For chipmaker Intel (INTC -8.40%), 2013 was a year of transition. The PC market, Intel's bread and butter, slumped as sales of tablets and smartphones exploded. Before 2013, Intel had no answer to the low-power ARM (ARMH)-based chips powering essentially all mobile devices. But toward the end of the year, with the release of the Bay Trail line of processors and inexpensive Windows 8 tablets and convertible devices, Intel has finally caught up.

The coming year should be better than 2013 for Intel, with the company aiming to quadruple mobile chip sales while maintaining its dominance in the PC and server markets. AMD (AMD 2.74%), which is planning to launch server chips based on the ARM architecture in the second half of the year, will offer some real competition at the low end of the server market, but Intel is fighting back with low-power server chips of its own. ARM's dominance in the mobile market has proven to be a wake-up call for Intel, and 2014 will be the year that the company finally goes on the offensive.

Intel everywhere
It's clear that growth in computing devices will come from mobile devices, like tablets, over the next few years. While traditional PCs will still sell in large numbers, especially on the enterprise side, tablet shipments are expected to overtake PC shipments very soon. This shift has caught Intel by surprise, and up until recently, the company had no product capable of matching the energy-efficient ARM-based chips found in almost all tablets.

But Intel has been investing heavily in its Atom line of chips, and the release of Bay Trail earlier this year has finally put Intel on equal footing with its ARM-based competitors. Windows tablets like the Venue 8 from Dell and the T100 convertible from Asus are receiving solid reviews, and the long battery life of the devices is a testament to how far Intel has come in terms of energy-efficient design.

Intel will make serious progress in the tablet market in 2014, with the company aiming to sell 40 million Atom chips during the year. The heavy discounts and incentives being offered to OEMs for using Intel chips will almost certainly lead to a loss, but Intel can afford to subsidize its chips in order to gain a foothold in a new market. With Intel's massive resources and manufacturing expertise, there's no reason to believe that Intel's mobile chips can't eventually blow the ARM-based competition away.

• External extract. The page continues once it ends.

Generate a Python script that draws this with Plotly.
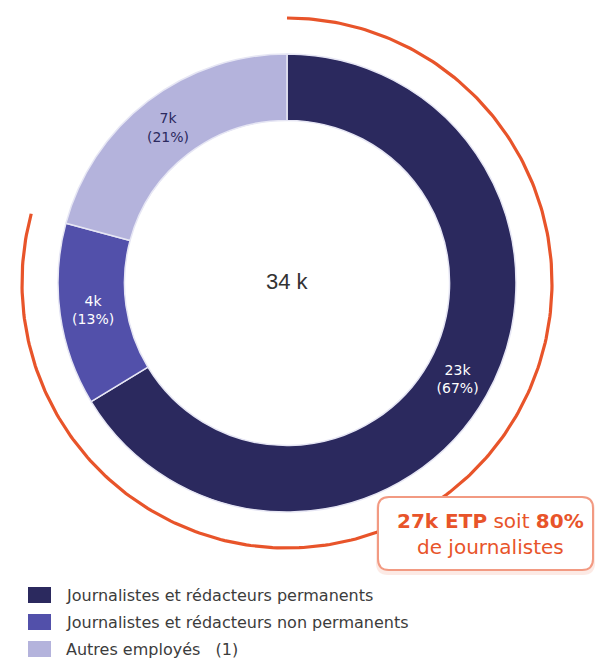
import numpy as np
import plotly.graph_objects as go

# Workforce breakdown (thousands of FTE and share of total, %)
categories = [
    "Journalistes et rédacteurs permanents",
    "Journalistes et rédacteurs non permanents",
    "Autres employés   (1)",
]
effectifs_k = [23, 4, 7]
parts_pct = [67, 13, 21]
colors = ["#2B295E", "#5250AA", "#B4B3DC"]
label_colors = ["#FFFFFF", "#FFFFFF", "#2B295E"]

W, H = 597, 662
CX, CY = 287, 283          # donut centre (px)
R_PIE = 229                # donut outer radius (px)
R_ARC = 265                # journalist arc radius (px)
ORANGE = "#E8542A"

fig = go.Figure()

# Donut
fig.add_trace(go.Pie(
    values=parts_pct,
    labels=categories,
    text=[f"{k}k<br>({p}%)" for k, p in zip(effectifs_k, parts_pct)],
    textinfo="text",
    textposition="inside",
    insidetextorientation="horizontal",
    textfont=dict(family="DejaVu Sans", size=14, color=label_colors),
    marker=dict(colors=colors, line=dict(color="#E6E6F4", width=1.5)),
    hole=0.71,
    sort=False,
    direction="clockwise",
    rotation=0,
    showlegend=False,
    hoverinfo="skip",
    domain=dict(x=[(CX - R_PIE) / W, (CX + R_PIE) / W],
                y=[(H - CY - R_PIE) / H, (H - CY + R_PIE) / H]),
))

# Arc around the journalist slices (permanent + non permanent)
journalist_share = (parts_pct[0] + parts_pct[1]) / sum(parts_pct)
theta = np.radians(np.linspace(0, 360 * journalist_share, 300))
fig.add_trace(go.Scatter(
    x=CX + R_ARC * np.sin(theta),
    y=CY - R_ARC * np.cos(theta),
    mode="lines",
    line=dict(color=ORANGE, width=3.2),
    hoverinfo="skip",
    showlegend=False,
))

# Total in the centre
fig.add_annotation(x=CX, y=CY - 2, text=f"{sum(effectifs_k)} k", showarrow=False,
                   font=dict(family="Liberation Sans", size=22, color="#333333"))


def rounded_rect(x0, y0, x1, y1, r):
    return (f"M {x0 + r},{y0} L {x1 - r},{y0} Q {x1},{y0} {x1},{y0 + r} "
            f"L {x1},{y1 - r} Q {x1},{y1} {x1 - r},{y1} L {x0 + r},{y1} "
            f"Q {x0},{y1} {x0},{y1 - r} L {x0},{y0 + r} Q {x0},{y0} {x0 + r},{y0} Z")


# Callout box
bx0, by0, bx1, by1 = 378, 497, 593, 570
fig.add_shape(type="path", path=rounded_rect(bx0 - 2, by0 + 1, bx1 + 2, by1 + 5, 12),
              fillcolor="rgba(232,84,42,0.12)", line=dict(width=0), layer="above")
fig.add_shape(type="path", path=rounded_rect(bx0, by0, bx1, by1, 11),
              fillcolor="#FFFFFF", line=dict(color="#F29A82", width=2), layer="above")
journalists_k = effectifs_k[0] + effectifs_k[1]
journalists_pct = parts_pct[0] + parts_pct[1]
fig.add_annotation(
    x=(bx0 + bx1) / 2 + 5, y=(by0 + by1) / 2, showarrow=False,
    text=(f"<b>{journalists_k}k ETP</b> soit <b>{journalists_pct}%</b>"
          f"<br>de journalistes"),
    font=dict(family="DejaVu Sans", size=20, color=ORANGE),
    align="center",
)

# Legend
leg_y0, leg_dy = 595, 27
for i, (name, col) in enumerate(zip(categories, colors)):
    yc = leg_y0 + i * leg_dy
    fig.add_shape(type="rect", x0=28, x1=51, y0=yc - 8, y1=yc + 8,
                  fillcolor=col, line=dict(width=0))
    fig.add_annotation(x=64, y=yc, text=name, showarrow=False, xanchor="left",
                       font=dict(family="DejaVu Sans", size=16, color="#3C3C3C"))

fig.update_xaxes(range=[0, W], visible=False, fixedrange=True)
fig.update_yaxes(range=[H, 0], visible=False, fixedrange=True)
fig.update_layout(
    width=W, height=H,
    margin=dict(l=0, r=0, t=0, b=0),
    paper_bgcolor="white", plot_bgcolor="white",
)

fig.write_html("out.html")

With the tablet strategy in place, the next stop for Intel will be smartphones. This year will bring the launch of Intel's Merrifield smartphone platform, with the company likely to use the same subsidization strategy as it has with tablets in order to gain market share. Smartphones require an even greater focus on energy efficiency than tablets, which is probably the reason why Intel targeted tablets first. But Merrifield should finally make Intel competitive in the smartphone market. If 2014 is the year of the Intel tablet, then 2015 will be the year of the Intel smartphone.

The battle for the data center
Intel currently dominates the market for server chips, holding an astounding 95% share. Server chips have been a real bright spot for Intel recently, with PC chip sales declining and mobile chips still generating losses, and the company expects revenue from its server division to grow by 15% per year going forward. But 2014 will be the year that competitors get serious about bringing ARM-based server chips to the market, especially for low-power microservers.

While traditional server chips, like Intel's Xeon processor, are built to handle workloads requiring heavy processing, microservers are meant to handle light tasks that need to be done many times. A large array of cheap processors is better at this type of work than a small number of high-powered processors, and ARM-based chips seem to fit the bill.

AMD, after seeing its server market share all but disappear, has shifted to ARM-based server chips for its low-end offerings. In the second half of 2014, AMD plans to launch its "Seattle" server processor, its first ARM-based server chip, aimed specifically at the microserver market. The company will continue to sell x86-based chips targeting the high end of the server market.

Intel's push toward low power in the mobile market was coupled with a push toward low power in the server market as well, with Intel offering Atom-based server chips at far lower prices than its high-end Xeon chips. While ARM may manage to pick up some market share in low-end servers, the high-end market is essentially untouchable, with no ARM-based product coming close to offering the performance of Intel's Xeon chips.

The bottom line
Intel will battle ARM on two fronts in 2014. In the tablet market, and later in the smartphone market, Intel is finally going on the offensive, offering heavy incentives in order to gain market share. In the server market, the rise of microservers creates an opening for ARM, but Intel's low-power products should prevent ARM from gaining any serious foothold. Intel's strategy, which had seemed scattershot in recent years, is finally coming together, and 2014 will be the year that Intel proves that it can compete in non-PC markets.